What political hay there is to be made here! Personally, I think he needs an IQ test followed by Congresso-Rehab. Some psychiatrist could develop a treatment plan for members of the political class who go berserk or become exceedingly thin-skinned and testy. Yeah, Barry O needs help, as does anyone who demands of another “Don’t you know who I am?”
At The Carolina Journal, they’re scratching their heads over this one:
On Monday, when news began circulating throughout North Carolina political circles about the now-ubiquitous YouTube video of Rep. Bob Etheridge, the initial reaction mixed equal parts surprise and curiosity.
The surprise came from the fact that Etheridge is no novice politician. He’s spent decades in the public eye, including stints as the powerful appropriations committee chairman in the North Carolina House, the elected state superintendent of public instruction, and longtime congressman from Eastern North Carolina’s 2nd District.
He has been asked tough questions on countless occasions, by aggressive news reporters as well as disgruntled citizens at public hearings and town hall meetings.
So how in the world did Bob Etheridge end up starring in the most embarrassing political video of June 2010? Did two shrimpy college kids with handheld cameras really intimidate our state’s tallest congressman?
Good question. Is there something in the water down there in the Carolinas? In addition to North Carolina’s Etheridge-berserko-moment, everyone is asking how Alvin Green ended up as the Democrat contender in the Senate race in South Carolina? Dems say it is an ugly Republican trick. But they put up a party hack with no name recognition and expected to walk away with it and go through the motions against a shoo-in Republican. Instead the primary went to Alvin, who got sixty percent of the vote. DeMint is going to win anyway, but the primary mess is embarrassing for the Dems. Not only do they lose anyway in November but until then, they have Albatross Alvin hanging ‘round their necks. Alvin doesn’t talk much but he sure is a…he sure is a presence.
But back to Etheridge and the Carolina Daily’s analysis:
That’s where the curiosity came in.
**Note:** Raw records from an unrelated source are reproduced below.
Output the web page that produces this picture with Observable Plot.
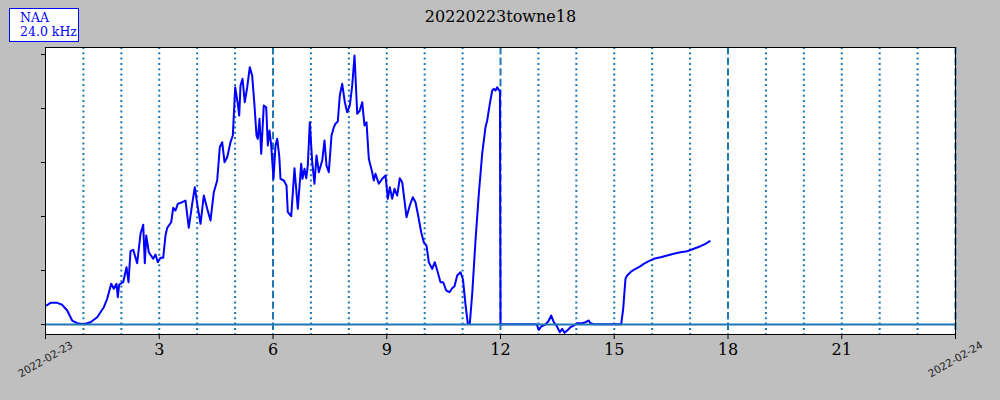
<!DOCTYPE html>
<html>
<head>
<meta charset="utf-8">
<script src="https://cdn.jsdelivr.net/npm/d3@7"></script>
<script src="https://cdn.jsdelivr.net/npm/@observablehq/plot@0.6"></script>
<style>
  html, body { margin: 0; padding: 0; background: #bfbfbf; }
  #wrap { position: relative; width: 1000px; height: 400px; }
  #legend { position: absolute; left: 9px; top: 8px; width: 58px; height: 30px; border: 1.5px solid #0000ff;
    background: #fff; color: #0000ff; font-family: "DejaVu Serif", serif; font-size: 12.5px; line-height: 14px; padding: 2px 0 0 10px; box-sizing: content-box; white-space: nowrap; }
</style>
</head>
<body>
<div id="wrap"><div id="legend">NAA<br>24.0 kHz</div></div>
<script>
const title = "20220223towne18";
const dateLabels = ["2022-02-23", "2022-02-24"];
const majorTicks = [0, 3, 6, 9, 12, 15, 18, 21, 24];
const yTicks = [0, 1, 2, 3, 4, 5];
const dottedHours = [1,2,3,4,5,7,8,9,10,11,13,14,15,16,17,19,20,21,22,23];
const dashedHours = [6, 12, 18, 24];

const hours = [
0.026,0.132,0.309,0.440,0.572,0.704,0.836,1.010,1.187,1.364,1.538,1.627,1.733,1.801,1.873,1.907,1.944,2.049,2.136,2.189,
2.242,2.313,2.418,2.506,2.577,2.619,2.656,2.724,2.840,2.901,2.962,3.033,3.104,3.165,3.210,3.315,3.368,3.429,3.489,3.605,
3.692,3.779,3.869,3.938,4.001,4.088,4.175,4.265,4.352,4.439,4.528,4.597,4.660,4.721,4.792,4.879,4.940,5.003,5.072,5.109,
5.143,5.196,5.256,5.320,5.388,5.451,5.512,5.565,5.599,5.644,5.689,5.757,5.821,5.863,5.908,5.953,6.013,6.066,6.111,6.164,
6.198,6.285,6.356,6.390,6.480,6.567,6.654,6.744,6.778,6.831,6.876,6.918,6.971,7.034,7.094,7.147,7.208,7.298,7.358,7.411,
7.472,7.543,7.604,7.648,7.709,7.762,7.825,7.894,7.957,8.026,8.089,8.150,8.221,8.289,8.353,8.413,8.466,8.527,8.616,8.658,
8.703,8.790,8.880,8.967,9.028,9.081,9.144,9.204,9.276,9.344,9.408,9.521,9.608,9.687,9.758,9.819,9.909,9.977,10.048,10.109,
10.199,10.267,10.346,10.418,10.489,10.568,10.655,10.726,10.787,10.858,10.945,11.011,11.077,11.138,11.190,11.254,11.341,11.428,11.517,11.604,
11.649,11.718,11.781,11.823,11.868,11.913,11.965,11.985,12.000,12.500,12.940,12.968,13.010,13.073,13.187,13.274,13.337,13.406,13.477,13.564,
13.627,13.688,13.759,13.846,13.933,14.023,14.155,14.242,14.329,14.373,14.460,14.800,15.183,15.236,15.296,15.341,15.428,15.515,15.647,15.779,
15.911,16.043,16.220,16.397,16.570,16.747,16.924,17.098,17.274,17.406,17.520
];
const values = [
0.352,0.402,0.402,0.365,0.259,0.074,0.024,0.006,0.043,0.135,0.320,0.476,0.754,0.661,0.754,0.506,0.741,0.783,1.061,0.783,
1.357,1.383,1.135,1.680,1.846,1.135,1.648,1.339,1.217,1.296,1.154,1.235,1.235,1.648,1.791,1.894,2.161,2.111,2.235,2.265,
2.296,1.791,2.235,2.543,2.235,1.865,2.389,2.143,1.926,2.450,2.667,3.283,3.376,3.006,3.098,3.376,3.500,4.394,4.087,3.870,
4.426,4.550,4.117,4.394,4.765,4.611,4.056,3.500,3.439,3.809,3.161,4.056,4.024,3.315,3.593,3.315,2.698,3.315,3.439,3.130,
2.698,2.667,2.574,2.080,2.006,2.894,2.143,2.976,2.698,2.883,2.709,2.944,3.746,3.006,2.606,3.130,2.820,3.037,3.407,2.944,
2.820,3.500,3.654,3.717,3.759,4.241,4.457,4.117,3.931,4.056,4.426,4.981,3.902,3.963,4.117,3.685,3.746,3.069,2.820,2.667,
2.791,2.606,2.698,2.759,2.328,2.543,2.328,2.513,2.389,2.709,2.635,1.987,2.204,2.357,2.265,2.050,1.709,1.524,1.463,1.154,
1.031,1.154,0.969,0.783,0.783,0.630,0.598,0.672,0.709,0.907,0.969,0.833,0.370,0.013,0.013,0.569,1.556,2.420,3.161,3.654,
3.778,4.087,4.333,4.365,4.333,4.394,4.333,4.333,0.006,0.006,0.006,-0.019,-0.098,-0.037,0.000,0.074,0.167,0.043,-0.019,-0.143,
-0.080,-0.154,-0.111,-0.050,-0.019,0.024,0.024,0.043,0.074,0.024,0.006,0.006,0.006,0.291,0.846,0.907,0.969,1.013,1.061,1.124,
1.172,1.217,1.246,1.278,1.309,1.339,1.357,1.402,1.450,1.494,1.543
];

const data = hours.map((h, i) => ({h, v: values[i]}));
const gridColor = "#1f77b4";

const chart = Plot.plot({
  width: 1000,
  height: 400,
  marginLeft: 45,
  marginRight: 45,
  marginTop: 47,
  marginBottom: 66,
  style: {background: "#bfbfbf", fontFamily: "'DejaVu Serif', serif", overflow: "visible"},
  x: {domain: [0, 24]},
  y: {domain: [-0.185, 5.13]},
  marks: [
    Plot.frame({fill: "white", stroke: null}),
    Plot.ruleX(dottedHours, {stroke: gridColor, strokeWidth: 2, strokeDasharray: "2,3.3"}),
    Plot.ruleX(dashedHours, {stroke: gridColor, strokeWidth: 2, strokeDasharray: "7.4,3.2"}),
    Plot.line(data, {x: "h", y: "v", stroke: "#0000ff", strokeWidth: 2}),
    Plot.ruleY([0], {stroke: gridColor, strokeWidth: 2}),
    Plot.axisX(majorTicks, {tickSize: 5, tickPadding: 4, fontSize: 16, label: null, stroke: "black", fill: "black",
      tickFormat: d => (d === 0 || d === 24) ? "" : String(d)}),
    Plot.text([0, 24], {x: d => d, frameAnchor: "bottom", dy: 25, rotate: -30, textAnchor: "middle", lineAnchor: "middle",
      text: (d, i) => dateLabels[i], fontSize: 10.5, fontFamily: "'DejaVu Sans', sans-serif", fill: "#222"}),
    Plot.axisY(yTicks, {tickSize: 4, tickFormat: () => "", label: null, stroke: "black"}),
    Plot.text([title], {frameAnchor: "top", dy: -31, fontSize: 16, lineAnchor: "middle", fill: "black"}),
    Plot.frame({stroke: "black", strokeWidth: 1})
  ]
});
document.getElementById("wrap").prepend(chart);
</script>
</body>
</html>
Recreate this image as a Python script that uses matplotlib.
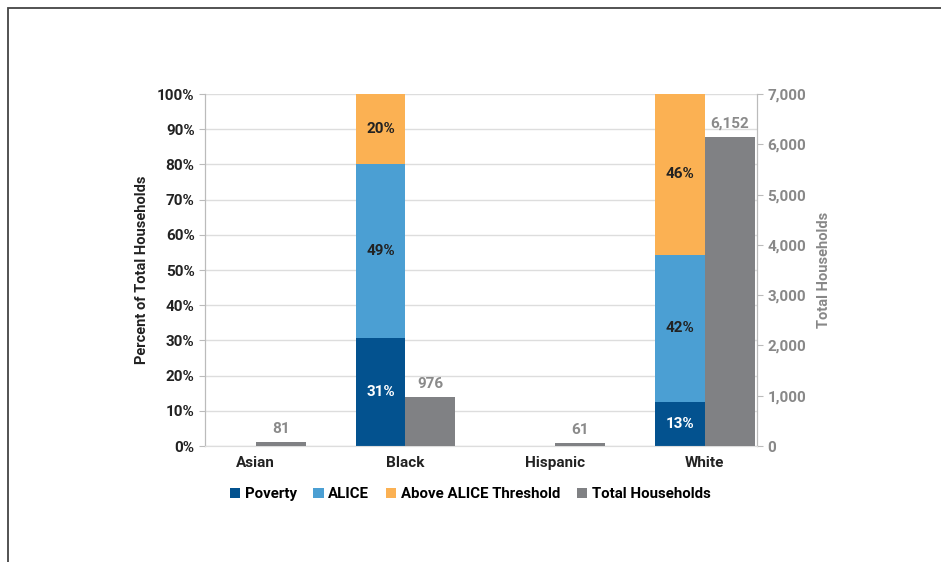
import numpy as np
import matplotlib.pyplot as plt
from matplotlib.patches import Rectangle

plt.rcParams['font.family'] = ['Roboto', 'DejaVu Sans']

# data
kelompok = ['Asian', 'Black', 'Hispanic', 'White']
poverty = [0, 30.7, 0, 12.5]
alice = [0, 49.5, 0, 41.8]
above = [0, 19.8, 0, 45.7]
label_pov = ['', '31%', '', '13%']
label_alice = ['', '49%', '', '42%']
label_above = ['', '20%', '', '46%']
total_hh = [81, 976, 61, 6152]

c_pov = '#03528F'
c_alice = '#4B9FD3'
c_above = '#FBB153'
c_total = '#808184'

fig = plt.figure(figsize=(9.41, 5.62), dpi=100)
ax = fig.add_axes([205/941, 1-446/562, 552/941, 352/562])
ax2 = ax.twinx()

x = np.arange(len(kelompok))
w = 1/3

# bar bertumpuk persen
ax.bar(x - w/2, poverty, w, color=c_pov, label='Poverty', zorder=3)
ax.bar(x - w/2, alice, w, bottom=poverty, color=c_alice, label='ALICE', zorder=3)
bawah = np.array(poverty) + np.array(alice)
ax.bar(x - w/2, above, w, bottom=bawah, color=c_above, label='Above ALICE Threshold', zorder=3)

for i in range(len(x)):
    if label_pov[i]:
        ax.text(x[i] - w/2, poverty[i]/2, label_pov[i], ha='center', va='center',
                color='white', fontsize=11, fontweight='bold', zorder=4)
        ax.text(x[i] - w/2, poverty[i] + alice[i]/2, label_alice[i], ha='center', va='center',
                color='#222222', fontsize=11, fontweight='bold', zorder=4)
        ax.text(x[i] - w/2, bawah[i] + above[i]/2, label_above[i], ha='center', va='center',
                color='#222222', fontsize=11, fontweight='bold', zorder=4)

# bar total rumah tangga (sumbu kanan)
ax2.bar(x + w/2, total_hh, w, color=c_total, label='Total Households', zorder=3)
for i in range(len(x)):
    ax2.text(x[i] + w/2, total_hh[i] + 120, f'{total_hh[i]:,}', ha='center', va='bottom',
             color='#8A8A8A', fontsize=11, fontweight='bold')

ax.set_xlim(-0.34, 3.35)
ax.set_ylim(0, 100)
ax2.set_ylim(0, 7000)
ax.set_yticks(np.arange(0, 101, 10))
ax.set_yticklabels([f'{v}%' for v in range(0, 101, 10)])
ax2.set_yticks(np.arange(0, 7001, 1000))
ax2.set_yticklabels([f'{v:,}' for v in range(0, 7001, 1000)])

ax.set_xticks(x)
ax.set_xticklabels(kelompok)
ax.tick_params(axis='x', length=0, pad=7, labelsize=11, labelcolor='#222222')
ax.tick_params(axis='y', length=4, color='#BBBBBB', labelsize=11, labelcolor='#222222')
ax2.tick_params(axis='y', length=4, color='#BBBBBB', labelsize=11, labelcolor='#888888')
for lbl in ax.get_xticklabels() + ax.get_yticklabels() + ax2.get_yticklabels():
    lbl.set_fontweight('bold')

ax.grid(axis='y', color='#DDDDDD', linewidth=1, zorder=0)
ax.set_axisbelow(True)
for a in (ax, ax2):
    a.spines['top'].set_visible(False)
    a.spines['left'].set_color('#BBBBBB')
    a.spines['right'].set_color('#BBBBBB')
    a.spines['bottom'].set_color('#DDDDDD')

ax.set_ylabel('Percent of Total Households', fontsize=10.5, fontweight='bold', color='#222222', labelpad=6)
ax2.set_ylabel('Total Households', fontsize=10.5, fontweight='bold', color='#888888', labelpad=8)

h1, l1 = ax.get_legend_handles_labels()
h2, l2 = ax2.get_legend_handles_labels()
fig.legend(h1 + h2, l1 + l2, loc='center', bbox_to_anchor=(470/941, 1-494/562), ncol=4,
           frameon=False, handlelength=0.7, handleheight=0.7, handletextpad=0.3,
           columnspacing=1.1, prop={'weight': 'bold', 'size': 10.8})

# bingkai
fig.patches.append(Rectangle((8/941, -0.1), 1.1, 1 - 8/562 + 0.1, transform=fig.transFigure,
                             fill=False, edgecolor='#444444', linewidth=1.3))

fig.savefig('out.png', dpi=100)
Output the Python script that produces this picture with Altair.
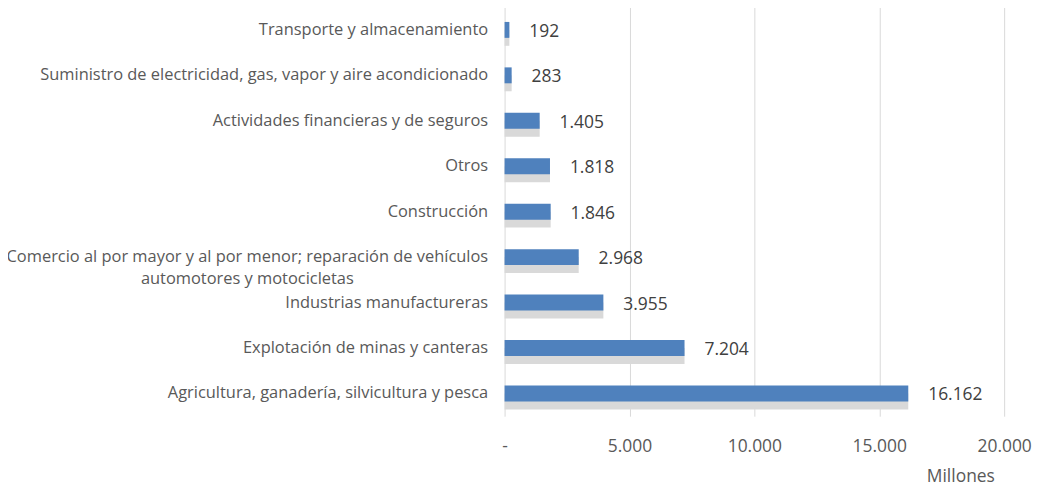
import altair as alt
import pandas as pd

categories = [
    "Transporte y almacenamiento",
    "Suministro de electricidad, gas, vapor y aire acondicionado",
    "Actividades financieras y de seguros",
    "Otros",
    "Construcción",
    "Comercio al por mayor y al por menor; reparación de vehículos\nautomotores y motocicletas",
    "Industrias manufactureras",
    "Explotación de minas y canteras",
    "Agricultura, ganadería, silvicultura y pesca",
]
values = [192, 283, 1405, 1818, 1846, 2968, 3955, 7204, 16162]
x_ticks = [0, 5000, 10000, 15000, 20000]

df = pd.DataFrame({"cat": categories, "val": values})

FONT = "Open Sans"
TXT = "#595959"

y_enc = alt.Y(
    "cat:N",
    sort=categories,
    scale=alt.Scale(paddingInner=0, paddingOuter=0),
    axis=alt.Axis(
        title=None,
        domain=False,
        ticks=False,
        labelFont=FONT,
        labelFontSize=16.5,
        labelColor=TXT,
        labelLimit=600,
        labelLineHeight=22,
        labelExpr="split(datum.label, '\\n')",
        labelAlign=alt.condition("indexof(datum.value, 'Comercio') == 0", alt.value("center"), alt.value("right")),
        labelPadding=alt.condition("indexof(datum.value, 'Comercio') == 0", alt.value(259), alt.value(17)),
    ),
)

x_enc = alt.X(
    "val:Q",
    scale=alt.Scale(domain=[0, 20000], nice=False),
    axis=alt.Axis(
        values=x_ticks,
        title="Millones",
        titleFont=FONT,
        titleFontSize=17.5,
        titleFontWeight="normal",
        titleColor=TXT,
        titleX=458,
        titleY=61,
        titleAlign="center",
        titleBaseline="middle",
        domain=False,
        ticks=False,
        grid=True,
        gridColor="#d9d9d9",
        labelFont=FONT,
        labelFontSize=17.5,
        labelColor=TXT,
        labelPadding=21,
        labelFlush=False,
        labelExpr="datum.value == 0 ? '-' : replace(format(datum.value, ','), ',', '.')",
    ),
)

base = alt.Chart(df)

shadow = base.mark_bar(color="#d9d9d9", size=16, yOffset=8).encode(x=x_enc, y=y_enc)
bars = base.mark_bar(color="#4f81bd", size=16).encode(x=x_enc, y=y_enc)
labels = base.transform_calculate(
    lab="replace(format(datum.val, ','), ',', '.')"
).mark_text(
    align="left", baseline="middle", dx=20, dy=2, font=FONT, fontSize=17.5, color="#404040"
).encode(x=x_enc, y=y_enc, text="lab:N")

chart = alt.layer(shadow, bars, labels).properties(
    width=502,
    height=411,
    autosize=alt.AutoSizeParams(type="none"),
    padding={"left": 499, "top": -2, "right": 30, "bottom": 70},
).configure_view(stroke=None)

chart.save("out.html", embed_options={"renderer": "svg", "actions": False})
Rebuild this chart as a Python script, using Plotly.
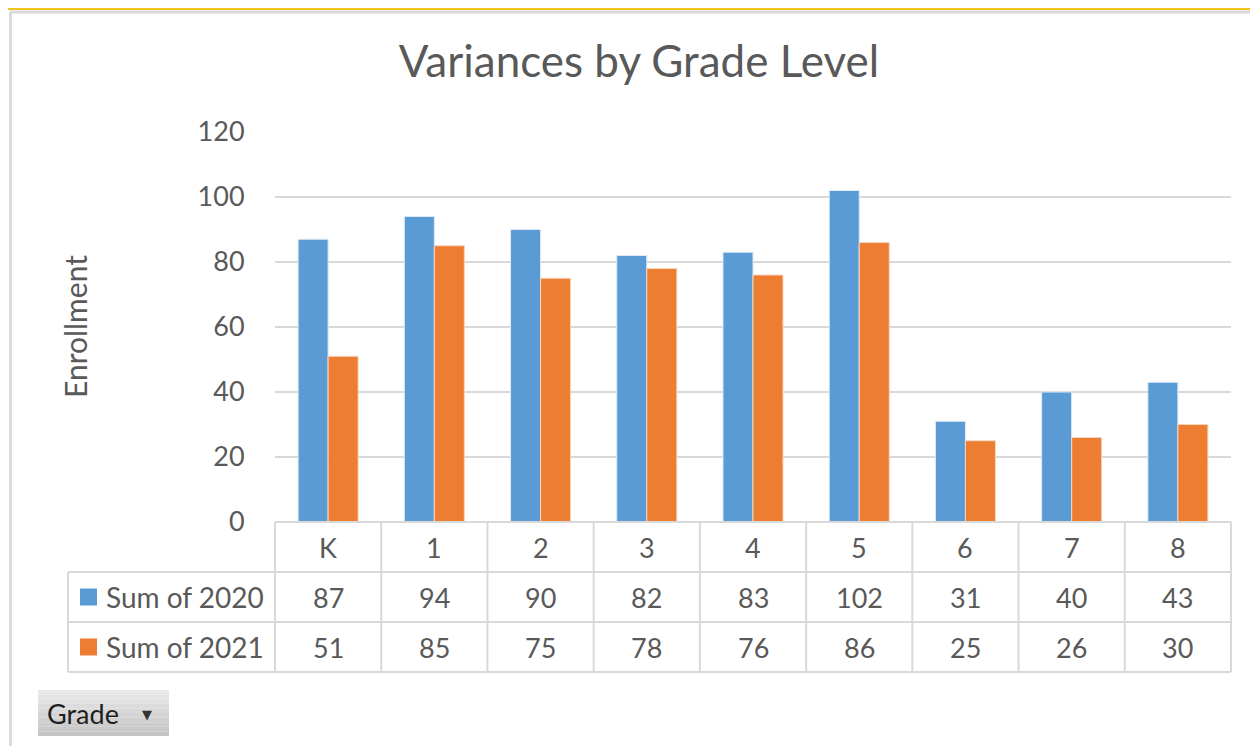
import plotly.graph_objects as go

# data
grades = ["K", "1", "2", "3", "4", "5", "6", "7", "8"]
sum_2020 = [87, 94, 90, 82, 83, 102, 31, 40, 43]
sum_2021 = [51, 85, 75, 78, 76, 86, 25, 26, 30]
series_names = ["Sum of 2020", "Sum of 2021"]
y_ticks = [0, 20, 40, 60, 80, 100, 120]

# the page body keeps its default 8px margin, so the figure is drawn
# 8px smaller and all positions below are given in window pixels
OX, OY = 8, 8
W, H = 1250, 738
BLUE = "#5B9BD5"
ORANGE = "#ED7D31"
GREY_TXT = "#595959"
LINE = "#D9D9D9"
FONT = "Lato"

# plot area in window pixels
X0, X1 = 275, 1231
Y_TOP, Y_ZERO = 132, 522
ROW_H = 50
TABLE_LEFT = 68


def px(x):
    return (x - OX) / W


def py(y):
    return 1 - (y - OY) / H


fig = go.Figure()
fig.add_trace(go.Bar(x=grades, y=sum_2020, name=series_names[0],
                     marker=dict(color=BLUE, line=dict(color="#DCE9F5", width=1))))
fig.add_trace(go.Bar(x=grades, y=sum_2021, name=series_names[1],
                     marker=dict(color=ORANGE, line=dict(color="#F8D5BE", width=1))))

shapes = []
annotations = []


def hline(x0, x1, y, color=LINE, width=2):
    shapes.append(dict(type="line", xref="paper", yref="paper",
                       x0=px(x0), x1=px(x1), y0=py(y), y1=py(y),
                       line=dict(color=color, width=width)))


def vline(x, y0, y1, color=LINE, width=2):
    shapes.append(dict(type="line", xref="paper", yref="paper",
                       x0=px(x), x1=px(x), y0=py(y0), y1=py(y1),
                       line=dict(color=color, width=width)))


def label(x, y, text, size, color=GREY_TXT, xref="paper", xanchor="center",
          family=FONT, angle=0):
    annotations.append(dict(x=x, y=y, xref=xref, yref="paper", text=text,
                            showarrow=False, xanchor=xanchor, yanchor="middle",
                            textangle=angle,
                            font=dict(family=family, size=size, color=color)))


# chart frame: yellow selection edge, grey chart border
hline(OX, OX + W, OY + 1, color="#F2C318", width=2)
hline(10, OX + W, OY + 4, color="#DADADA", width=3)
vline(10.5, OY + 4, OY + H, color="#DADADA", width=3)

# data table grid
cat_w = (X1 - X0) / len(grades)
hline(X0, X1, Y_ZERO)
hline(TABLE_LEFT, X1, Y_ZERO + ROW_H)
hline(TABLE_LEFT, X1, Y_ZERO + 2 * ROW_H)
hline(TABLE_LEFT, X1, Y_ZERO + 3 * ROW_H)
vline(TABLE_LEFT, Y_ZERO + ROW_H, Y_ZERO + 3 * ROW_H)
for i in range(len(grades) + 1):
    vline(X0 + i * cat_w, Y_ZERO, Y_ZERO + 3 * ROW_H)

for i, g in enumerate(grades):
    label(g, py(Y_ZERO + ROW_H / 2), g, 27, xref="x")
    for r, vals in enumerate([sum_2020, sum_2021]):
        label(g, py(Y_ZERO + ROW_H * (r + 1.5)), str(vals[i]), 27, xref="x")

# legend keys inside the table
for r, (name, col) in enumerate(zip(series_names, [BLUE, ORANGE])):
    yc = Y_ZERO + ROW_H * (r + 1.5)
    shapes.append(dict(type="rect", xref="paper", yref="paper",
                       x0=px(80), x1=px(97), y0=py(yc - 8.5), y1=py(yc + 8.5),
                       fillcolor=col, line=dict(width=0)))
    label(px(104), py(yc), name, 28, xanchor="left")

# "Grade" field button, faked gradient
btn_top, btn_bot = 690, 736
steps = 10
for k in range(steps):
    t = k / (steps - 1)
    g = int(232 - t * (232 - 196))
    y0 = btn_top + (btn_bot - btn_top) * k / steps
    y1 = btn_top + (btn_bot - btn_top) * (k + 1) / steps
    shapes.append(dict(type="rect", xref="paper", yref="paper",
                       x0=px(38), x1=px(169), y0=py(y1), y1=py(y0),
                       fillcolor=f"rgb({g},{g},{g})", line=dict(width=0)))
label(px(45), py(713), "Grade", 27, color="#1F1F1F", xanchor="left")
label(px(147), py(714), "▼", 13, color="#333333", family="DejaVu Sans")

# axis title
label(px(75), py(327), "Enrollment", 30, angle=-90)

fig.update_layout(
    width=W,
    height=H,
    margin=dict(l=0, r=0, t=0, b=0, autoexpand=False),
    paper_bgcolor="white",
    plot_bgcolor="white",
    barmode="group",
    bargap=0.435,
    bargroupgap=0,
    showlegend=False,
    title=dict(text="Variances by Grade Level", x=px(639), xanchor="center",
               y=py(62), yanchor="middle",
               font=dict(family=FONT, size=44, color=GREY_TXT)),
    xaxis=dict(domain=[px(X0), px(X1)], range=[-0.5, len(grades) - 0.5],
               showticklabels=False, showgrid=False, zeroline=False,
               showline=False, ticks=""),
    yaxis=dict(domain=[py(Y_ZERO), py(Y_TOP)], range=[0, 120],
               tickvals=y_ticks, showgrid=True, gridcolor=LINE, gridwidth=2,
               zeroline=False, showline=False, ticks="outside",
               ticklen=24, tickcolor="rgba(0,0,0,0)",
               tickfont=dict(family=FONT, size=27, color=GREY_TXT)),
    shapes=shapes,
    annotations=annotations,
)

fig.write_html("out.html")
Democrats and Republicans alike speculated…Would he claim that the tape had been edited to depict an assault that never really happened, or that was in response to some provocation not shown in the edited version? Would he blame Republican dirty-tricksters? Given the fact that the congressman had just left a fundraiser at which adult beverages may have been served, would he pull a Mel Gibson?
None of the above, it turned out. At a hastily organized press conference Monday afternoon, Etheridge simply expressed regret and refused to explain further. “I came today to say I’m sorry,” he said. “I had a long day. It was at the end of the day. All of us have bad days, but that’s no excuse.”
Like other public figures, members of Congress have made a choice to subject themselves to public scrutiny and questioning. That doesn’t mean politicians shouldn’t have a reasonable expectation of privacy. But when a member of Congress walks down a public sidewalk on Capitol Hill and is approached by someone with a camera asking questions about public policy, there are just two defensible ways to respond:
• Answer the question [the author has lots of examples]
• Just walk on by. [more helpful suggestions]
Instead, Etheridge has suddenly become notorious as a symbol for an out-of-touch, out-of-control Congress. Never thought that would happen, so you can color me as surprised along with everyone else.
But curious? Not any more, no. Etheridge has no interesting excuse to offer. Turns out, he’s just a jerk.
Well, of course he is. That’s another professional hazard for the political class: they end up as denizens of Jerkdom.
I love all Five Feet of Fury. She collects such neat stuff, like this video. Or like her news that Canada may get a Fox-type clone news channel and Michael Coren is going to be there. I also love Michael Coren…what can I say? – I like to think around.